Obama vows to increase sanctions against North Korea

US President Barack Obama and South Korean President Park Geun-hye hold a meeting in Vientiane, Laos, September 6, 2016. (AFP photo)

US President Barack Obama has vowed to work with the UN to tighten international sanctions against North Korea, a day after Pyongyang launched another round of ballistic missiles into the sea.

“We are going to work together to make sure we’re closing loopholes and make them even more effective,” Obama told reporters on Tuesday after meeting with South Korean President Park Geun-hye in Laos at a summit of the Association of Southeast Asian Nations (ASEAN).

Obama said the latest launches of ballistic missiles during the G20 summit in China were provocative and that the country needed to know such actions would increase its isolation in the world.

However, the president added that Washington was still open to dialogue if Pyongyang changes its policy.

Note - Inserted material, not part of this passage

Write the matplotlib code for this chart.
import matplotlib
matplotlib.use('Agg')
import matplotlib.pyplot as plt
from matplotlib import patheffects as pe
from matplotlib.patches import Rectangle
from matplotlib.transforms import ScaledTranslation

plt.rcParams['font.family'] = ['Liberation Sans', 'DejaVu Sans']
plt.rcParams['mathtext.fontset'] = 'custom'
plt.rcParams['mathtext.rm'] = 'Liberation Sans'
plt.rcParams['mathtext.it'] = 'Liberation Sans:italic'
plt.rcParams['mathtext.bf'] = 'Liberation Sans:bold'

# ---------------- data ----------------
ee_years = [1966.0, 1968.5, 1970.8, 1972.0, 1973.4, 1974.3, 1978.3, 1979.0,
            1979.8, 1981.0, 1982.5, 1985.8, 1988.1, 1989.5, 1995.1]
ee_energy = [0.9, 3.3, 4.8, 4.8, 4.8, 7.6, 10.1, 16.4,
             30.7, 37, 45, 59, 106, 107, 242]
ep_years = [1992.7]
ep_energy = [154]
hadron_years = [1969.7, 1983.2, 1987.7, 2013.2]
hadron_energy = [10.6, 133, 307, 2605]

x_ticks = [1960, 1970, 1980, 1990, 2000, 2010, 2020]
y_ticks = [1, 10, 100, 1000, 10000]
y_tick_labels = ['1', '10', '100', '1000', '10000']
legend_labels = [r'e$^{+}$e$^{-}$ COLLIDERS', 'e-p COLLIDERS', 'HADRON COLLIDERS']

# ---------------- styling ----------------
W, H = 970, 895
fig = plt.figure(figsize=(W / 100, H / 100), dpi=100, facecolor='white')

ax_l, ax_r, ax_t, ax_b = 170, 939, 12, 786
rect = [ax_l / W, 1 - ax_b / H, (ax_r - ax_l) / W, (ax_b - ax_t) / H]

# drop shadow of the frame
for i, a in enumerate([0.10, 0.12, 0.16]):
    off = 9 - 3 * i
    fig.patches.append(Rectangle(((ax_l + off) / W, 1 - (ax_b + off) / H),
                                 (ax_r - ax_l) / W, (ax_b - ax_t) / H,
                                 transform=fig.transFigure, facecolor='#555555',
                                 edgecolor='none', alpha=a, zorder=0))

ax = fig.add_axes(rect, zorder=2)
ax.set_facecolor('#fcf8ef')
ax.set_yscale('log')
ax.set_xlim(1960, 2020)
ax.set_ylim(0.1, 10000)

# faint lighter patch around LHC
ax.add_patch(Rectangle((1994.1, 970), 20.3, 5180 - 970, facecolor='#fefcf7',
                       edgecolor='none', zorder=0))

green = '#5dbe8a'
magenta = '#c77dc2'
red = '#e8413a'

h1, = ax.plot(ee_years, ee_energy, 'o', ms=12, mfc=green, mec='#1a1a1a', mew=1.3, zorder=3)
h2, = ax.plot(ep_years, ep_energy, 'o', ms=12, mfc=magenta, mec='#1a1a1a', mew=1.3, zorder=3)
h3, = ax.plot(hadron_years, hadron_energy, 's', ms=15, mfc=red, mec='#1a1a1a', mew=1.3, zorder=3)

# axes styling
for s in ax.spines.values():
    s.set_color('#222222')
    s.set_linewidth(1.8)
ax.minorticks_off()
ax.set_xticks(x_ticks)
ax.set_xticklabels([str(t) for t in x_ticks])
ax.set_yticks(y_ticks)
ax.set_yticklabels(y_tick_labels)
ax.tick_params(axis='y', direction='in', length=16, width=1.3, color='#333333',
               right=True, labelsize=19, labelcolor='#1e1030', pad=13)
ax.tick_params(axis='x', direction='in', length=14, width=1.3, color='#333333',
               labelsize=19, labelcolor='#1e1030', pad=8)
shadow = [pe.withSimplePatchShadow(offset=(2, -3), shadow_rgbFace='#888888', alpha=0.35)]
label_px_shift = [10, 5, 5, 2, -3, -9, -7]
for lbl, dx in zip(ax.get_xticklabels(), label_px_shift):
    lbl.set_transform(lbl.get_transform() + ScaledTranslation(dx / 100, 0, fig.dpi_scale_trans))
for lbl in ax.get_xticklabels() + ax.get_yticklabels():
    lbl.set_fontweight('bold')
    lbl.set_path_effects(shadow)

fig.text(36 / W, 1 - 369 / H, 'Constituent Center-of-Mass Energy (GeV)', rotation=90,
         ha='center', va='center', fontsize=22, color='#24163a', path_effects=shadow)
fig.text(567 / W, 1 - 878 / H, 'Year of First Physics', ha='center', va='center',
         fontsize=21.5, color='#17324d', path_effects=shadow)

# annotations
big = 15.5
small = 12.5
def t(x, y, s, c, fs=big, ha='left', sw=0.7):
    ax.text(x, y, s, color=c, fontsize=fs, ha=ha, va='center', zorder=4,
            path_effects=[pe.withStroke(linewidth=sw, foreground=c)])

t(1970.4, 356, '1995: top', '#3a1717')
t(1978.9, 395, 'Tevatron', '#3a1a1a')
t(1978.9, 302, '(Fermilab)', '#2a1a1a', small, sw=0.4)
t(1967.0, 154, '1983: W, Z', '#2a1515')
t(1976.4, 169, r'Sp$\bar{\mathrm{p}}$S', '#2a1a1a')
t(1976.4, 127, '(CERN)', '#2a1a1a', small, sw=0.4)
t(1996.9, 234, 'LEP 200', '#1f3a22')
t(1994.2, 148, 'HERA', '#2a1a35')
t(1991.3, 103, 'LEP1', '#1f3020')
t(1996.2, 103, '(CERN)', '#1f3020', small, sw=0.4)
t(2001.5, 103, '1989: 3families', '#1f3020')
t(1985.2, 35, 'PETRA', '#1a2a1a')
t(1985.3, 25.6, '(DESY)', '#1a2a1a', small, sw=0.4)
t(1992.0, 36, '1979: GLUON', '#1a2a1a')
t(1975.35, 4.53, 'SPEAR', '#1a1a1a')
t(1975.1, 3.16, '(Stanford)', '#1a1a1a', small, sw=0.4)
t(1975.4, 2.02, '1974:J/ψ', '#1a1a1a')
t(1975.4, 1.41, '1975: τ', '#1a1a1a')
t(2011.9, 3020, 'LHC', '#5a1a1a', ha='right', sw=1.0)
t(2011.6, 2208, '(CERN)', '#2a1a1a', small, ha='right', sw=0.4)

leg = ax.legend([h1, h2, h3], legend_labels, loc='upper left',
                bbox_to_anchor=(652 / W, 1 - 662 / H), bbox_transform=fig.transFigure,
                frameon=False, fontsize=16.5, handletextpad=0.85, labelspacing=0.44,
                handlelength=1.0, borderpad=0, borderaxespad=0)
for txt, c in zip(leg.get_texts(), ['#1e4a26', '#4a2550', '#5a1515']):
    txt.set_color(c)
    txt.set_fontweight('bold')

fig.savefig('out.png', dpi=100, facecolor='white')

“If (North Korea) is willing to recognize its international obligations and enforce the denuclearization of the Korean Peninsula, the opportunities for us to dialogue with them are there,” Obama said. “We do not have any interest in an offensive approach to North Korea.”

Park, meanwhile, said North Korea was “fundamentally threatening the security” of the Korean Peninsula.

On Monday, North Korean leader Kim Jong-un urged the nation’s military to bolster its nuclear capabilities after ordering the launch of three ballistic missiles.

“He stressed the need to continue making miraculous achievements in bolstering up the nuclear force one after another in this historic year," said the North’s official KCNA news agency.

The UN and the West have imposed a raft of sanctions on North Korea, prompting Pyongyang to step up its nuclear activities. 

In January, North Korea said it had successfully detonated a hydrogen bomb, its fourth nuclear test, and vowed to build up its nuclear program as deterrence against potential aggression from the US and its regional allies.

A month later, Pyongyang launched a long-range rocket which it said placed an earth observation satellite into orbit. Washington and Seoul denounced it as a cover for an intercontinental ballistic missile test.

The UN has adopted five rounds of crippling sanctions on the North since it first tested an atomic device in 2006 despite the nation's critical situation, including its worsening famine.